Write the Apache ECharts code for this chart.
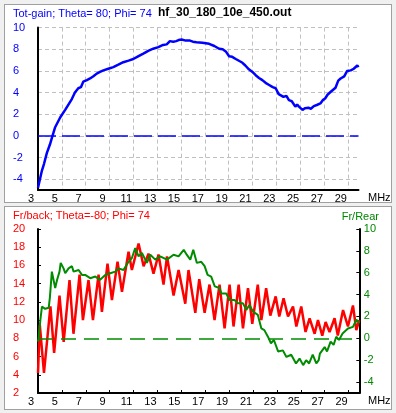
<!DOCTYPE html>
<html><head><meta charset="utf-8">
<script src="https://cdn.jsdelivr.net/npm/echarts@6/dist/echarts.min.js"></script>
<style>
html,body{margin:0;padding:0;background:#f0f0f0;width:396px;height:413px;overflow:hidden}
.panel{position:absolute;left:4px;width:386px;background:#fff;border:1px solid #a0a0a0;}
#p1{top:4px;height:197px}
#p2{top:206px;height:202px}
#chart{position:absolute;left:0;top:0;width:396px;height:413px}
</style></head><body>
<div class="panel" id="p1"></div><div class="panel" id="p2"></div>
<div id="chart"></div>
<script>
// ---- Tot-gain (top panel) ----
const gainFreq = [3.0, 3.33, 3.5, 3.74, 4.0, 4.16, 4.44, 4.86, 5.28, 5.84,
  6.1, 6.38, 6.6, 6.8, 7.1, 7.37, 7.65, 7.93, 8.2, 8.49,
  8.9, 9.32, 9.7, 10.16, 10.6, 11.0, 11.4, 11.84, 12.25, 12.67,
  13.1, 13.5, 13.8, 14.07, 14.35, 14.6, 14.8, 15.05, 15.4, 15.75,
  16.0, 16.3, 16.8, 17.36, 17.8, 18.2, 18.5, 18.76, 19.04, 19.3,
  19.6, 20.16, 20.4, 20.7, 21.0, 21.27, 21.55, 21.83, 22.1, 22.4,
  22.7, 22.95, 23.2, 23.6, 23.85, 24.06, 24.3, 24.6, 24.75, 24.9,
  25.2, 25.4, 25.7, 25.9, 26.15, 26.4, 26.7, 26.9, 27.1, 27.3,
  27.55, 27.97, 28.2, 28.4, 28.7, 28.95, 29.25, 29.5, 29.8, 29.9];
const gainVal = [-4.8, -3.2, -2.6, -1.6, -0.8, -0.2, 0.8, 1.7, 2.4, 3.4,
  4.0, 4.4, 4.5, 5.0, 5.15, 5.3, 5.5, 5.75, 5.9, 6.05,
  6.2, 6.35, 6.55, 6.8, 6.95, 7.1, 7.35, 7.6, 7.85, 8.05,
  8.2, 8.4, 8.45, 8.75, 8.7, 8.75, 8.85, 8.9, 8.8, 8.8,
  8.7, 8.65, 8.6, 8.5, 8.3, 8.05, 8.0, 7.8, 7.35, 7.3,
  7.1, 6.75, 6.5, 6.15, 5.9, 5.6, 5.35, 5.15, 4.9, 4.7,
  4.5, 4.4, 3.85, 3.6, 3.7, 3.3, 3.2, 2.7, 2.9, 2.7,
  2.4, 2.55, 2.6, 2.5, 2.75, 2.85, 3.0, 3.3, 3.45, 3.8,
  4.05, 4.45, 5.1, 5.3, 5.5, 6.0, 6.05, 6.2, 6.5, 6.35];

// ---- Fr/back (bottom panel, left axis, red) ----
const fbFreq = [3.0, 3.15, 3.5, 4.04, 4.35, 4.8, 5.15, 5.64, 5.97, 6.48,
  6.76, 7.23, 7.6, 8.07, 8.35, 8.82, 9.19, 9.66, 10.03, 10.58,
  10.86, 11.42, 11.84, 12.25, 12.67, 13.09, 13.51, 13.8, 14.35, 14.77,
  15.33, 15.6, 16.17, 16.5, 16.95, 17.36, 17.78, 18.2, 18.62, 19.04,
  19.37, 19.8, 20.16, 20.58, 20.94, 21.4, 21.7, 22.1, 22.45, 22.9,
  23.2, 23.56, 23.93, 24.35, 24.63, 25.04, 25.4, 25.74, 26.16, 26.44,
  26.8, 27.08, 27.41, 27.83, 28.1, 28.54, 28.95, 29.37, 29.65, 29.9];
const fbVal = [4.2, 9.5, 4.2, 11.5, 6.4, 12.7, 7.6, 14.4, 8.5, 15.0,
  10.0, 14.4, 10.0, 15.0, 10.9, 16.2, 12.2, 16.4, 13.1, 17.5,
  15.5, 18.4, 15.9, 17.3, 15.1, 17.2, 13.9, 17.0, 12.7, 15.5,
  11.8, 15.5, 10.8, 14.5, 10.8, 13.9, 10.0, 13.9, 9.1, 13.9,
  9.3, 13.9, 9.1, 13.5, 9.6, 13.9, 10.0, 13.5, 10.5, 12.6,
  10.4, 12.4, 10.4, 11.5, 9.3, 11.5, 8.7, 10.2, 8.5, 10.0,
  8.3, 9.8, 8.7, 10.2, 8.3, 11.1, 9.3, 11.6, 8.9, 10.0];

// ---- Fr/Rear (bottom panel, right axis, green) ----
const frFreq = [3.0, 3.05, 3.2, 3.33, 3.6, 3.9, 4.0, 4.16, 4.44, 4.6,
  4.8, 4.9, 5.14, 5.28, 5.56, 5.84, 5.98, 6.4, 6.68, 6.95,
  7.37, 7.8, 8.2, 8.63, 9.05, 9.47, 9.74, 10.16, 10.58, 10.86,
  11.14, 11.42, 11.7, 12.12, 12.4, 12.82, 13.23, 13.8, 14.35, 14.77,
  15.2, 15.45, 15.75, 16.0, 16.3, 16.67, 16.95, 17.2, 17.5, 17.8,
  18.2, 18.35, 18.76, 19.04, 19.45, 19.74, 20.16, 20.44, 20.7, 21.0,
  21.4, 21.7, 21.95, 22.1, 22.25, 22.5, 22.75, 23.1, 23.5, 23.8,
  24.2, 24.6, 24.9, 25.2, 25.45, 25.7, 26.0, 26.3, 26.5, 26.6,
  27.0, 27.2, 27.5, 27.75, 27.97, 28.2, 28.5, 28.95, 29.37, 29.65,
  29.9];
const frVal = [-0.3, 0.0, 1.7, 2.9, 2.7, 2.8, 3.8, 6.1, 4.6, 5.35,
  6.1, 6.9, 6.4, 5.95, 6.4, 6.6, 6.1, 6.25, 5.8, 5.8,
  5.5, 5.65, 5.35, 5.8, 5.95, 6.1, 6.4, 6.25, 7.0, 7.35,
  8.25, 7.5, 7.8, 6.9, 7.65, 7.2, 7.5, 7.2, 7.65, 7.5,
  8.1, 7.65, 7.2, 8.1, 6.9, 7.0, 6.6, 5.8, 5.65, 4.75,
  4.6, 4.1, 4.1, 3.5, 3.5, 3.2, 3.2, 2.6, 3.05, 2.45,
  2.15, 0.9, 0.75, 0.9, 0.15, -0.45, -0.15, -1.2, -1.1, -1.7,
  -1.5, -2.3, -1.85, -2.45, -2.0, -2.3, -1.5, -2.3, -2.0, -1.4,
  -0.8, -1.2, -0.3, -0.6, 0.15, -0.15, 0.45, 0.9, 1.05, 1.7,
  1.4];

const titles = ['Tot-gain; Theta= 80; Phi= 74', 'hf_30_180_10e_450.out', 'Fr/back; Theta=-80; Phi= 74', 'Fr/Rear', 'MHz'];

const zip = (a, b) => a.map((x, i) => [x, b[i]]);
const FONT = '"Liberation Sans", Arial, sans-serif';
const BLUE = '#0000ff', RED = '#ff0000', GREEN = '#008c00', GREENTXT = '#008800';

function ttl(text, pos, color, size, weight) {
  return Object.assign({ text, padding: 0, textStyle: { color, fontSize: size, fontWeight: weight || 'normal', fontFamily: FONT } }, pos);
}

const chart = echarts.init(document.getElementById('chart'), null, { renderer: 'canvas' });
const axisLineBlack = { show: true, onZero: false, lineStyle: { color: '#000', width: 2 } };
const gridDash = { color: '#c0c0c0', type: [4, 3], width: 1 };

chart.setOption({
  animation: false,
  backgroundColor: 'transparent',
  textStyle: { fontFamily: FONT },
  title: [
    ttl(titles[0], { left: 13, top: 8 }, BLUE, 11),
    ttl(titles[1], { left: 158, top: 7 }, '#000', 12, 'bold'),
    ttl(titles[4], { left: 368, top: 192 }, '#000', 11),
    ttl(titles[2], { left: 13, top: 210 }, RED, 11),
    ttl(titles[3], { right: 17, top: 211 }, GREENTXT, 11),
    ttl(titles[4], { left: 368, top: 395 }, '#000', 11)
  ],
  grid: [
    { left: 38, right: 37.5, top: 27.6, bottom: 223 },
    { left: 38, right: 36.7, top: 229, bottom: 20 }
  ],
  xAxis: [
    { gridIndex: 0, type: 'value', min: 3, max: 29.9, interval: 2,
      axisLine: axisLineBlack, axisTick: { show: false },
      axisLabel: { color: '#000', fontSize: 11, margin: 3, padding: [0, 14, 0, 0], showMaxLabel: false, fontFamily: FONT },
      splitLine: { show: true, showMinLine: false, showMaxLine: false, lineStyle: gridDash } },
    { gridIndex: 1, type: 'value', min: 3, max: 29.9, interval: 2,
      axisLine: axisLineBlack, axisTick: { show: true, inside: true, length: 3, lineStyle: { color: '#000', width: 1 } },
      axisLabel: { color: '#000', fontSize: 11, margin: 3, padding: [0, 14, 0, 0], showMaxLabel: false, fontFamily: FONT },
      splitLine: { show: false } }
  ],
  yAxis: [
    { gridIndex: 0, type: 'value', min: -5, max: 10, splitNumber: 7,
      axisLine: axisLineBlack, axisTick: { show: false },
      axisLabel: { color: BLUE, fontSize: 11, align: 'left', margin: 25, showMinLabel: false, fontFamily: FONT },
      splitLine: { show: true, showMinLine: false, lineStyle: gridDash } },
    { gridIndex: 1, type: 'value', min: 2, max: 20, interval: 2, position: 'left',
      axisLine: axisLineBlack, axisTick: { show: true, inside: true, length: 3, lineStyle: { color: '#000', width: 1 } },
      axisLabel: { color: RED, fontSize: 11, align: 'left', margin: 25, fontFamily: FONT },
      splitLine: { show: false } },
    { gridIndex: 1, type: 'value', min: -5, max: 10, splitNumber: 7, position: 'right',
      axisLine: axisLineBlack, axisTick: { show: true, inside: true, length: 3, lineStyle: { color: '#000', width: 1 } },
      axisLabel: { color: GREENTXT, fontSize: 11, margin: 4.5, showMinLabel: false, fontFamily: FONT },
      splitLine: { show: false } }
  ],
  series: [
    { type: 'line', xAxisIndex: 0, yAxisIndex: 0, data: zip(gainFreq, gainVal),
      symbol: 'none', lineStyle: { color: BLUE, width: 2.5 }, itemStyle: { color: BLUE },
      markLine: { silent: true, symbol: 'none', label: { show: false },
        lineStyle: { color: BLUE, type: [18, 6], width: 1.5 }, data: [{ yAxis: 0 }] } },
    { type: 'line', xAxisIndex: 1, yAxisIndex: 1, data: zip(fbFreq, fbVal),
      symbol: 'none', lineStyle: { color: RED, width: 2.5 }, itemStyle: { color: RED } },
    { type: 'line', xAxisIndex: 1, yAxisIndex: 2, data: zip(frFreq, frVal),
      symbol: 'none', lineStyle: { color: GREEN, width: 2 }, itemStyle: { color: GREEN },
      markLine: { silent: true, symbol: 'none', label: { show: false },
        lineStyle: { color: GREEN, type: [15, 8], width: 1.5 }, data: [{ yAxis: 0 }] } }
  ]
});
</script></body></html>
□ □ □
Task prompt ▸ Make an exact copy of the lines from the top of the material through the line with "4.05, 4.45, 5.1, 5.3, 5.5, 6.0, 6.05, 6.2, 6.5, 6.35];", pictures excluded.

Written answer ▸
Write the Apache ECharts code for this chart.
<!DOCTYPE html>
<html><head><meta charset="utf-8">
<script src="https://cdn.jsdelivr.net/npm/echarts@6/dist/echarts.min.js"></script>
<style>
html,body{margin:0;padding:0;background:#f0f0f0;width:396px;height:413px;overflow:hidden}
.panel{position:absolute;left:4px;width:386px;background:#fff;border:1px solid #a0a0a0;}
#p1{top:4px;height:197px}
#p2{top:206px;height:202px}
#chart{position:absolute;left:0;top:0;width:396px;height:413px}
</style></head><body>
<div class="panel" id="p1"></div><div class="panel" id="p2"></div>
<div id="chart"></div>
<script>
// ---- Tot-gain (top panel) ----
const gainFreq = [3.0, 3.33, 3.5, 3.74, 4.0, 4.16, 4.44, 4.86, 5.28, 5.84,
  6.1, 6.38, 6.6, 6.8, 7.1, 7.37, 7.65, 7.93, 8.2, 8.49,
  8.9, 9.32, 9.7, 10.16, 10.6, 11.0, 11.4, 11.84, 12.25, 12.67,
  13.1, 13.5, 13.8, 14.07, 14.35, 14.6, 14.8, 15.05, 15.4, 15.75,
  16.0, 16.3, 16.8, 17.36, 17.8, 18.2, 18.5, 18.76, 19.04, 19.3,
  19.6, 20.16, 20.4, 20.7, 21.0, 21.27, 21.55, 21.83, 22.1, 22.4,
  22.7, 22.95, 23.2, 23.6, 23.85, 24.06, 24.3, 24.6, 24.75, 24.9,
  25.2, 25.4, 25.7, 25.9, 26.15, 26.4, 26.7, 26.9, 27.1, 27.3,
  27.55, 27.97, 28.2, 28.4, 28.7, 28.95, 29.25, 29.5, 29.8, 29.9];
const gainVal = [-4.8, -3.2, -2.6, -1.6, -0.8, -0.2, 0.8, 1.7, 2.4, 3.4,
  4.0, 4.4, 4.5, 5.0, 5.15, 5.3, 5.5, 5.75, 5.9, 6.05,
  6.2, 6.35, 6.55, 6.8, 6.95, 7.1, 7.35, 7.6, 7.85, 8.05,
  8.2, 8.4, 8.45, 8.75, 8.7, 8.75, 8.85, 8.9, 8.8, 8.8,
  8.7, 8.65, 8.6, 8.5, 8.3, 8.05, 8.0, 7.8, 7.35, 7.3,
  7.1, 6.75, 6.5, 6.15, 5.9, 5.6, 5.35, 5.15, 4.9, 4.7,
  4.5, 4.4, 3.85, 3.6, 3.7, 3.3, 3.2, 2.7, 2.9, 2.7,
  2.4, 2.55, 2.6, 2.5, 2.75, 2.85, 3.0, 3.3, 3.45, 3.8,
  4.05, 4.45, 5.1, 5.3, 5.5, 6.0, 6.05, 6.2, 6.5, 6.35];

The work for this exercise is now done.